• Given problem: Write out the lines from the top of the material through the line with "s.set_visible(False)", exactly and with nothing added.

• Data section:
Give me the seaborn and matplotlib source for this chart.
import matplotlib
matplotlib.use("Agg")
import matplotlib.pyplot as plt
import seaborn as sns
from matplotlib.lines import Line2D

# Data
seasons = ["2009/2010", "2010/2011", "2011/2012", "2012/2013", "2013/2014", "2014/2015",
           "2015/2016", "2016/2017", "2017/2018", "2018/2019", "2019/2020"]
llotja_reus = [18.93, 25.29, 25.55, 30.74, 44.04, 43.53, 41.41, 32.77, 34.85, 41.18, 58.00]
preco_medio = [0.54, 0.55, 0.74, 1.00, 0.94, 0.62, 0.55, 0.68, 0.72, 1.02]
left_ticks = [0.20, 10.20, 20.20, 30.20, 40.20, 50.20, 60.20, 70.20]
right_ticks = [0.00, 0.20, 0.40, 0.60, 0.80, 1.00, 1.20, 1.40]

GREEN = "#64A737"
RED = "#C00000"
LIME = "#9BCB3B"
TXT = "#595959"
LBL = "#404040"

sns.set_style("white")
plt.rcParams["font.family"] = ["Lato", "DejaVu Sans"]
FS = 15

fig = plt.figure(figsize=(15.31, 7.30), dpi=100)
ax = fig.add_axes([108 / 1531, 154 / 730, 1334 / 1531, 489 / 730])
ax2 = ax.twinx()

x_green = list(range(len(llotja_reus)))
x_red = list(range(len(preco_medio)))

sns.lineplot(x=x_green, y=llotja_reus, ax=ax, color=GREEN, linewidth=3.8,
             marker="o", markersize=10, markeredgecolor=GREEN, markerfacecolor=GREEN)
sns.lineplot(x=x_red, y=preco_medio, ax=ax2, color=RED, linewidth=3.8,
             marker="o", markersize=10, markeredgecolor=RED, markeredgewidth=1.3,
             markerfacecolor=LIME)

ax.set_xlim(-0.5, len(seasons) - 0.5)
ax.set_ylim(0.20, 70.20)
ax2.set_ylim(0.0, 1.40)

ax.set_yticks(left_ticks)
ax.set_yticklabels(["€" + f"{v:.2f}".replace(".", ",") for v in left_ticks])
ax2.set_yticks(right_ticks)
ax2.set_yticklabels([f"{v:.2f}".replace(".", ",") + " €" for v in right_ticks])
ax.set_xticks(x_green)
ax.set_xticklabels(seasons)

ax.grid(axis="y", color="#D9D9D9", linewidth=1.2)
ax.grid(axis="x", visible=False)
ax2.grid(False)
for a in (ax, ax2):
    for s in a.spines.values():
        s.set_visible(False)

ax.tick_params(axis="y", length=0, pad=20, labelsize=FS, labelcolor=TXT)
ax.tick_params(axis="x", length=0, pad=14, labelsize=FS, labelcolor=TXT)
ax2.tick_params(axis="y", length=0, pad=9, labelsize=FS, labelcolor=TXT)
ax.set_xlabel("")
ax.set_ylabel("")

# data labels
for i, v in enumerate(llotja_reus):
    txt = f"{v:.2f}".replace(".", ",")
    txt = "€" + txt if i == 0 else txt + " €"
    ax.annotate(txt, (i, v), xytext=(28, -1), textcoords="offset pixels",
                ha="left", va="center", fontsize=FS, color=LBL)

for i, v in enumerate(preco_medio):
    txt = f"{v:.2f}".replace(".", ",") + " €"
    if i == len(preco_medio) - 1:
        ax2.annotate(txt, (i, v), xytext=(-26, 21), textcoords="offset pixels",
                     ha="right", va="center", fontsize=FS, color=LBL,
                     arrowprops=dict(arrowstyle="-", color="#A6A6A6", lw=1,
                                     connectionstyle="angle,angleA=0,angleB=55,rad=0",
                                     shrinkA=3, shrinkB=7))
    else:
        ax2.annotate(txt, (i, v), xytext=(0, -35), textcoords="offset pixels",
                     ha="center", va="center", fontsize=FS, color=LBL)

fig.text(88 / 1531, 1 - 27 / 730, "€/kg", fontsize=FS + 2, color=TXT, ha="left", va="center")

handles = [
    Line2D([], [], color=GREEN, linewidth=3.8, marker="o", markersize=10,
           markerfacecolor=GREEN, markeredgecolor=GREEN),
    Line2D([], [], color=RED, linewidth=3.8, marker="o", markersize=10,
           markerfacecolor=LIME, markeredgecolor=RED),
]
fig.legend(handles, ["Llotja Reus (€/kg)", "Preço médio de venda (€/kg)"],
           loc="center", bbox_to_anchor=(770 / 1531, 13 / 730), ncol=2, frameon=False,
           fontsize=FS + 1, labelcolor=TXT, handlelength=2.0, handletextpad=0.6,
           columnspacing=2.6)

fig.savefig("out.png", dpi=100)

• Answer in full:
Give me the seaborn and matplotlib source for this chart.
import matplotlib
matplotlib.use("Agg")
import matplotlib.pyplot as plt
import seaborn as sns
from matplotlib.lines import Line2D

# Data
seasons = ["2009/2010", "2010/2011", "2011/2012", "2012/2013", "2013/2014", "2014/2015",
           "2015/2016", "2016/2017", "2017/2018", "2018/2019", "2019/2020"]
llotja_reus = [18.93, 25.29, 25.55, 30.74, 44.04, 43.53, 41.41, 32.77, 34.85, 41.18, 58.00]
preco_medio = [0.54, 0.55, 0.74, 1.00, 0.94, 0.62, 0.55, 0.68, 0.72, 1.02]
left_ticks = [0.20, 10.20, 20.20, 30.20, 40.20, 50.20, 60.20, 70.20]
right_ticks = [0.00, 0.20, 0.40, 0.60, 0.80, 1.00, 1.20, 1.40]

GREEN = "#64A737"
RED = "#C00000"
LIME = "#9BCB3B"
TXT = "#595959"
LBL = "#404040"

sns.set_style("white")
plt.rcParams["font.family"] = ["Lato", "DejaVu Sans"]
FS = 15

fig = plt.figure(figsize=(15.31, 7.30), dpi=100)
ax = fig.add_axes([108 / 1531, 154 / 730, 1334 / 1531, 489 / 730])
ax2 = ax.twinx()

x_green = list(range(len(llotja_reus)))
x_red = list(range(len(preco_medio)))

sns.lineplot(x=x_green, y=llotja_reus, ax=ax, color=GREEN, linewidth=3.8,
             marker="o", markersize=10, markeredgecolor=GREEN, markerfacecolor=GREEN)
sns.lineplot(x=x_red, y=preco_medio, ax=ax2, color=RED, linewidth=3.8,
             marker="o", markersize=10, markeredgecolor=RED, markeredgewidth=1.3,
             markerfacecolor=LIME)

ax.set_xlim(-0.5, len(seasons) - 0.5)
ax.set_ylim(0.20, 70.20)
ax2.set_ylim(0.0, 1.40)

ax.set_yticks(left_ticks)
ax.set_yticklabels(["€" + f"{v:.2f}".replace(".", ",") for v in left_ticks])
ax2.set_yticks(right_ticks)
ax2.set_yticklabels([f"{v:.2f}".replace(".", ",") + " €" for v in right_ticks])
ax.set_xticks(x_green)
ax.set_xticklabels(seasons)

ax.grid(axis="y", color="#D9D9D9", linewidth=1.2)
ax.grid(axis="x", visible=False)
ax2.grid(False)
for a in (ax, ax2):
    for s in a.spines.values():
        s.set_visible(False)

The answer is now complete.